>> BEGIN

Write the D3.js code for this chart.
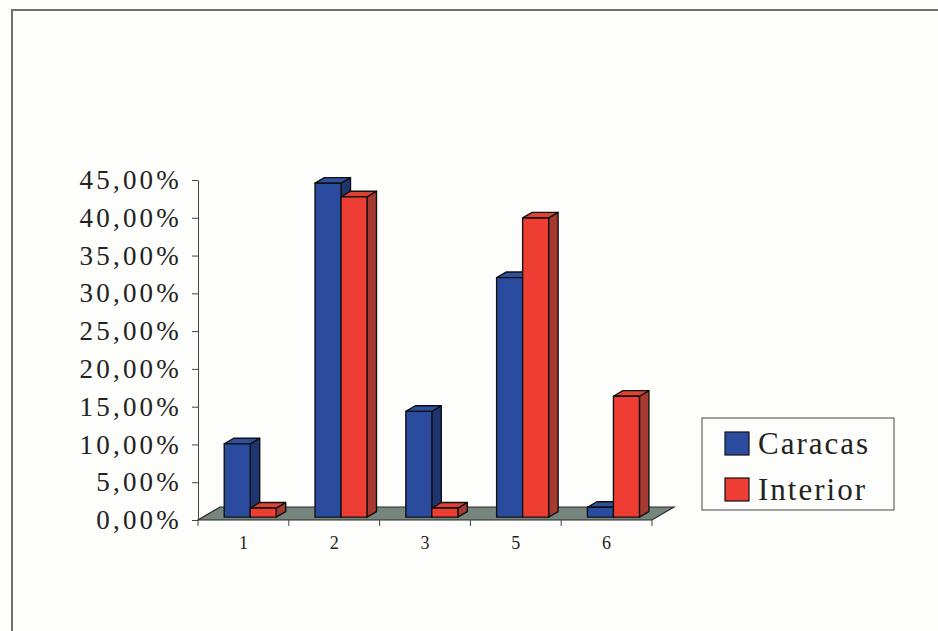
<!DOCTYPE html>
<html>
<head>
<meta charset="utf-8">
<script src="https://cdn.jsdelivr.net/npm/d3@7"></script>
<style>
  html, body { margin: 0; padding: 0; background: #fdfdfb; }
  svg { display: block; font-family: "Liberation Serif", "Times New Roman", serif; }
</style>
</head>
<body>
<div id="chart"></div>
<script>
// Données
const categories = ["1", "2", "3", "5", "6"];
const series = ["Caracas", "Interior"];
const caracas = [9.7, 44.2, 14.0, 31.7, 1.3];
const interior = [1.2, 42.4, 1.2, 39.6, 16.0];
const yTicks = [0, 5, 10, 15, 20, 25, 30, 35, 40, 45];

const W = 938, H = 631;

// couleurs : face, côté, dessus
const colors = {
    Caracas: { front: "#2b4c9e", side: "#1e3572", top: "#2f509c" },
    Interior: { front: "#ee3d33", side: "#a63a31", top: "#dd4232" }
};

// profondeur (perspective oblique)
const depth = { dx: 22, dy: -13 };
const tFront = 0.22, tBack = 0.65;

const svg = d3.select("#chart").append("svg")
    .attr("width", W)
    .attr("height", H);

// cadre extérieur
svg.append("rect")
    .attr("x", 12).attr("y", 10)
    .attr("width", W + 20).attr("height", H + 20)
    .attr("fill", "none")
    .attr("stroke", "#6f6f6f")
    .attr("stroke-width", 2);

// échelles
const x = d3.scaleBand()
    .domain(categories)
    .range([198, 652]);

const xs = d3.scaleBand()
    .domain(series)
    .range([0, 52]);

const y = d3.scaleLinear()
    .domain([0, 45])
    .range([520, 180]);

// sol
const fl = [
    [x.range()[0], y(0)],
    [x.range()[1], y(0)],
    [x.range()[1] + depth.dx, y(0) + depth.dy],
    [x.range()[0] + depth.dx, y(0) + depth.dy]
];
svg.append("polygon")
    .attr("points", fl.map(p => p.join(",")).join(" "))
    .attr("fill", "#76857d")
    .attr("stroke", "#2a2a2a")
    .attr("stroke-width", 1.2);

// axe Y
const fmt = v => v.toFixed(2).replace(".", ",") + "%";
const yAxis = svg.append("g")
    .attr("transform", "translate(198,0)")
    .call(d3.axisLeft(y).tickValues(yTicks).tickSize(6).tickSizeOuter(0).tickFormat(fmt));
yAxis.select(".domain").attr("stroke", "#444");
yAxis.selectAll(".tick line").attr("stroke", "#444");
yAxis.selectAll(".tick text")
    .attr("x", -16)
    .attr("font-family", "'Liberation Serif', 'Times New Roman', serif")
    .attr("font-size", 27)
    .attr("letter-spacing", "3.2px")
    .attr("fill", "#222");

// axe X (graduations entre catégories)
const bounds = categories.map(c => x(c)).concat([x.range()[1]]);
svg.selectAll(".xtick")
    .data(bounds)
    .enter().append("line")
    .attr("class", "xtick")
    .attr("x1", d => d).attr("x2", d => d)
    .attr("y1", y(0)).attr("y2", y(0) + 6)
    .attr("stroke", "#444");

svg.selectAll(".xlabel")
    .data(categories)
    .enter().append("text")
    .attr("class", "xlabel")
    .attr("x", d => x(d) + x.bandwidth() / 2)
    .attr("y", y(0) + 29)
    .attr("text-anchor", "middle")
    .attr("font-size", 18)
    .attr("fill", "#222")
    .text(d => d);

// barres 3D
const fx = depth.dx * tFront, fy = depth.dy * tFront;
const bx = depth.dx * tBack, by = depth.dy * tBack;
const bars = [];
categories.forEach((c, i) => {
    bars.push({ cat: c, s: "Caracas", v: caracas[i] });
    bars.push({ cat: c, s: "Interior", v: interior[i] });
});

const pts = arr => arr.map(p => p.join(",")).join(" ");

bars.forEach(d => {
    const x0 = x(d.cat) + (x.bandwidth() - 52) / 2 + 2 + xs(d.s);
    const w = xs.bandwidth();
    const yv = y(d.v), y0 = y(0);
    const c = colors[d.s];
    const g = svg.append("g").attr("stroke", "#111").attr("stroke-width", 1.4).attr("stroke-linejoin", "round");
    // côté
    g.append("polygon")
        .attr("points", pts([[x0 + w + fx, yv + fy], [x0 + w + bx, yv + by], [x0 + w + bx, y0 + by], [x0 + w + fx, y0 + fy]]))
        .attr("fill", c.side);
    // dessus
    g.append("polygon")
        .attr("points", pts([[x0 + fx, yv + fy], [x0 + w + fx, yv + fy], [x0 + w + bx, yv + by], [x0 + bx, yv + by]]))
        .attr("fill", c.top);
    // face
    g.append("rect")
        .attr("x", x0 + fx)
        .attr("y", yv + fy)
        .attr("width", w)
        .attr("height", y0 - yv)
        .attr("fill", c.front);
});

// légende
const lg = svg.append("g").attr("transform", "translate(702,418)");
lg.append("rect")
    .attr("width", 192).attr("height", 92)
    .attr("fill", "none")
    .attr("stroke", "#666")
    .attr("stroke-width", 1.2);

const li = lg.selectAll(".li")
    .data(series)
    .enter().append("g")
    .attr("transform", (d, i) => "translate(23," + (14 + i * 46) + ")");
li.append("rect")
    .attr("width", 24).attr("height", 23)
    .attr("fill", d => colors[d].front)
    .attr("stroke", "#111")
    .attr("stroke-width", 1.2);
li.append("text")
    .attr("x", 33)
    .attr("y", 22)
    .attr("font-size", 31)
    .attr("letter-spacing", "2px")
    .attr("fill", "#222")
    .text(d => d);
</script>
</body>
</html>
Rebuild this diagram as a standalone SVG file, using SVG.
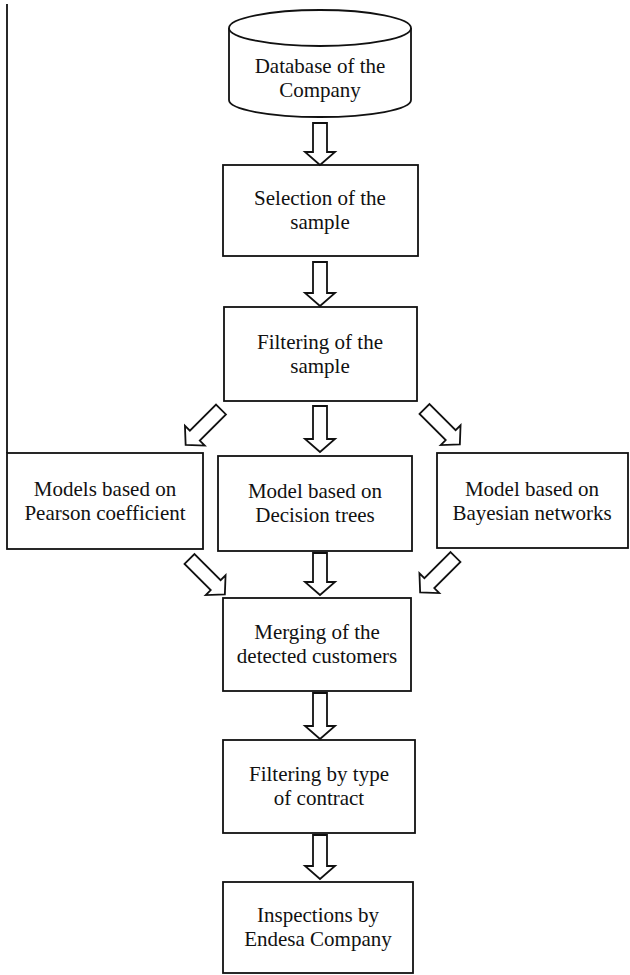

>> END

What the task asks: Pictures in the records above are not copied; print everything else exactly.

Answer to the exercise:
Write the D3.js code for this chart.
<!DOCTYPE html>
<html>
<head>
<meta charset="utf-8">
<script src="https://cdn.jsdelivr.net/npm/d3@7"></script>
<style>
  html, body { margin: 0; padding: 0; background: #fdfdfb; }
  svg { display: block; font-family: "Liberation Serif", "Times New Roman", serif; }
</style>
</head>
<body>
<div id="chart"></div>
<script>
// Données
const categories = ["1", "2", "3", "5", "6"];
const series = ["Caracas", "Interior"];
const caracas = [9.7, 44.2, 14.0, 31.7, 1.3];
const interior = [1.2, 42.4, 1.2, 39.6, 16.0];
const yTicks = [0, 5, 10, 15, 20, 25, 30, 35, 40, 45];

const W = 938, H = 631;

// couleurs : face, côté, dessus
const colors = {
    Caracas: { front: "#2b4c9e", side: "#1e3572", top: "#2f509c" },
    Interior: { front: "#ee3d33", side: "#a63a31", top: "#dd4232" }
};

// profondeur (perspective oblique)
const depth = { dx: 22, dy: -13 };
const tFront = 0.22, tBack = 0.65;

const svg = d3.select("#chart").append("svg")
    .attr("width", W)
    .attr("height", H);

// cadre extérieur
svg.append("rect")
    .attr("x", 12).attr("y", 10)
    .attr("width", W + 20).attr("height", H + 20)
    .attr("fill", "none")
    .attr("stroke", "#6f6f6f")
    .attr("stroke-width", 2);

// échelles
const x = d3.scaleBand()
    .domain(categories)
    .range([198, 652]);

const xs = d3.scaleBand()
    .domain(series)
    .range([0, 52]);

const y = d3.scaleLinear()
    .domain([0, 45])
    .range([520, 180]);

// sol
const fl = [
    [x.range()[0], y(0)],
    [x.range()[1], y(0)],
    [x.range()[1] + depth.dx, y(0) + depth.dy],
    [x.range()[0] + depth.dx, y(0) + depth.dy]
];
svg.append("polygon")
    .attr("points", fl.map(p => p.join(",")).join(" "))
    .attr("fill", "#76857d")
    .attr("stroke", "#2a2a2a")
    .attr("stroke-width", 1.2);

// axe Y
const fmt = v => v.toFixed(2).replace(".", ",") + "%";
const yAxis = svg.append("g")
    .attr("transform", "translate(198,0)")
    .call(d3.axisLeft(y).tickValues(yTicks).tickSize(6).tickSizeOuter(0).tickFormat(fmt));
yAxis.select(".domain").attr("stroke", "#444");
yAxis.selectAll(".tick line").attr("stroke", "#444");
yAxis.selectAll(".tick text")
    .attr("x", -16)
    .attr("font-family", "'Liberation Serif', 'Times New Roman', serif")
    .attr("font-size", 27)
    .attr("letter-spacing", "3.2px")
    .attr("fill", "#222");

// axe X (graduations entre catégories)
const bounds = categories.map(c => x(c)).concat([x.range()[1]]);
svg.selectAll(".xtick")
    .data(bounds)
    .enter().append("line")
    .attr("class", "xtick")
    .attr("x1", d => d).attr("x2", d => d)
    .attr("y1", y(0)).attr("y2", y(0) + 6)
    .attr("stroke", "#444");

svg.selectAll(".xlabel")
    .data(categories)
    .enter().append("text")
    .attr("class", "xlabel")
    .attr("x", d => x(d) + x.bandwidth() / 2)
    .attr("y", y(0) + 29)
    .attr("text-anchor", "middle")
    .attr("font-size", 18)
    .attr("fill", "#222")
    .text(d => d);

// barres 3D
const fx = depth.dx * tFront, fy = depth.dy * tFront;
const bx = depth.dx * tBack, by = depth.dy * tBack;
const bars = [];
categories.forEach((c, i) => {
    bars.push({ cat: c, s: "Caracas", v: caracas[i] });
    bars.push({ cat: c, s: "Interior", v: interior[i] });
});

const pts = arr => arr.map(p => p.join(",")).join(" ");

bars.forEach(d => {
    const x0 = x(d.cat) + (x.bandwidth() - 52) / 2 + 2 + xs(d.s);
    const w = xs.bandwidth();
    const yv = y(d.v), y0 = y(0);
    const c = colors[d.s];
    const g = svg.append("g").attr("stroke", "#111").attr("stroke-width", 1.4).attr("stroke-linejoin", "round");
    // côté
    g.append("polygon")
        .attr("points", pts([[x0 + w + fx, yv + fy], [x0 + w + bx, yv + by], [x0 + w + bx, y0 + by], [x0 + w + fx, y0 + fy]]))
        .attr("fill", c.side);
    // dessus
    g.append("polygon")
        .attr("points", pts([[x0 + fx, yv + fy], [x0 + w + fx, yv + fy], [x0 + w + bx, yv + by], [x0 + bx, yv + by]]))
        .attr("fill", c.top);
    // face
    g.append("rect")
        .attr("x", x0 + fx)
        .attr("y", yv + fy)
        .attr("width", w)
        .attr("height", y0 - yv)
        .attr("fill", c.front);
});

// légende
const lg = svg.append("g").attr("transform", "translate(702,418)");
lg.append("rect")
    .attr("width", 192).attr("height", 92)
    .attr("fill", "none")
    .attr("stroke", "#666")
    .attr("stroke-width", 1.2);

const li = lg.selectAll(".li")
    .data(series)
    .enter().append("g")
    .attr("transform", (d, i) => "translate(23," + (14 + i * 46) + ")");
li.append("rect")
    .attr("width", 24).attr("height", 23)
    .attr("fill", d => colors[d].front)
    .attr("stroke", "#111")
    .attr("stroke-width", 1.2);
li.append("text")
    .attr("x", 33)
    .attr("y", 22)
    .attr("font-size", 31)
    .attr("letter-spacing", "2px")
    .attr("fill", "#222")
    .text(d => d);
</script>
</body>
</html>
Rebuild this diagram as a standalone SVG file, using SVG.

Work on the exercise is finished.